Documentation / Preparation

Preparation

(com.betterdiff.api.preparation.Preparation)

Preparation is one of the core phases. During this phase, the content of Witnesses in an Evidence is analyzed and split into Chunks.

While the algorithm used for creating Chunks is left to the specific implementation of PreparationProcessor, generally this phase consists of following steps:

  • Definition of Chunk - During this step, it should be decided, what is actually considered a smallest unit across all Witnesses.
  • Splitting Witnesses into chunks - The content of all Witnesses should be analyzed and split into chunks accordingly.

Example 1:

The Witness (ordinalNumber = 1 in the Evidence) contains a sentence

This is a dog

The smallest unit of a Witness was defined as a word, ignoring white characters between them.
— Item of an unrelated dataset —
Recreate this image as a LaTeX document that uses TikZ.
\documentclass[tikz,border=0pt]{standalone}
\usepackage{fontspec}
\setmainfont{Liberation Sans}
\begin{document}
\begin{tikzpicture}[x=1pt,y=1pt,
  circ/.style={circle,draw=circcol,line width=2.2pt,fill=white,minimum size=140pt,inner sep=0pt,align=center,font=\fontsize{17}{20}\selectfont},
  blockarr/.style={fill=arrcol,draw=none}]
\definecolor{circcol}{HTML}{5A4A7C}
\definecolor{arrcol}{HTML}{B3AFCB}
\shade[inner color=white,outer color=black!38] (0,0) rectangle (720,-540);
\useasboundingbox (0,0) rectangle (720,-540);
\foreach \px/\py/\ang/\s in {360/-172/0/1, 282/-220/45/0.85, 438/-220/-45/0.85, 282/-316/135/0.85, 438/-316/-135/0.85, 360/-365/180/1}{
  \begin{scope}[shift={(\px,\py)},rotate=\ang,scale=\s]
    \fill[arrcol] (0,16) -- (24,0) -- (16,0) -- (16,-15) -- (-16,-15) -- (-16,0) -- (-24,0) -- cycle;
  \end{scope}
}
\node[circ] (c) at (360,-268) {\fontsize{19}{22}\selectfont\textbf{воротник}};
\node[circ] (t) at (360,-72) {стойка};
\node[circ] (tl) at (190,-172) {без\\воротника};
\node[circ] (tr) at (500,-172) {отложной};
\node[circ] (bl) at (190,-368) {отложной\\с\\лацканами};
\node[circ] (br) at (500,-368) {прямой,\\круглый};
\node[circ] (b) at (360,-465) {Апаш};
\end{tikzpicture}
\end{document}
Therefore the Chunks for such a Witness should be following:

  • Chunk (1): ordinalNumber = 1, startIndex = 1, endIndex = 4, yAxis = 1
  • Chunk (2): ordinalNumber = 1, startIndex = 6, endIndex = 7, yAxis = 2
  • Chunk (3): ordinalNumber = 1, startIndex = 9, endIndex = 9, yAxis = 3
  • Chunk (4): ordinalNumber = 1, startIndex = 11, endIndex = 13, yAxis = 4

Example 2:

The Witness (ordinalNumber = 1 in the Evidence) contains a sentence

This is a dog

The smallest unit of a Witness was defined as a word including a trailing white characters if applicable. Therefore the Chunks for such a Witness should be following:

  • Chunk (1): ordinalNumber = 1, startIndex = 1, endIndex = 5, yAxis = 1
  • Chunk (2): ordinalNumber = 1, startIndex = 6, endIndex = 8, yAxis = 2
  • Chunk (3): ordinalNumber = 1, startIndex = 9, endIndex = 10, yAxis = 3
  • Chunk (4): ordinalNumber = 1, startIndex = 11, endIndex = 13, yAxis = 4

Example 3:

The Witness (ordinalNumber = 1 in the Evidence) contains a sentence

This is a dog

The smallest unit of a Witness was defined as a word and any uninterrupted sequence of white characters is considered a separated Chunk. Therefore the Chunks for such a Witness should be following:

  • Chunk (1): ordinalNumber = 1, startIndex = 1, endIndex = 4, yAxis = 1
  • Chunk (2): ordinalNumber = 1, startIndex = 5, endIndex = 5, yAxis = 2
  • Chunk (3): ordinalNumber = 1, startIndex = 6, endIndex = 7, yAxis = 3
  • Chunk (4): ordinalNumber = 1, startIndex = 8, endIndex = 8, yAxis = 4
  • Chunk (5): ordinalNumber = 1, startIndex = 9, endIndex = 9, yAxis = 5
  • Chunk (6): ordinalNumber = 1, startIndex = 10, endIndex = 10, yAxis = 6
  • Chunk (7): ordinalNumber = 1, startIndex = 11, endIndex = 13, yAxis = 4

Example 4:

The Witness (ordinalNumber = 1 in the Evidence) contains a sentence

There   are   many   spaces

The smallest unit of a Witness was defined as a word including any leading and trailing white characters if applicable. Therefore the Chunks for such a Witness should be following:

  • Chunk (1): ordinalNumber = 1, startIndex = 1, endIndex = 8, yAxis = 1
  • Chunk (2): ordinalNumber = 1, startIndex = 6, endIndex = 14, yAxis = 2
  • Chunk (3): ordinalNumber = 1, startIndex = 12, endIndex = 21, yAxis = 3
  • Chunk (4): ordinalNumber = 1, startIndex = 19, endIndex = 27, yAxis = 4

In this case, Chunks are overlapping themselves. While this is allowed in a general BetterDiff process, it should be addressed properly when constructing an Output.

Chunks created during this phase should not be modified after the phase has been finished.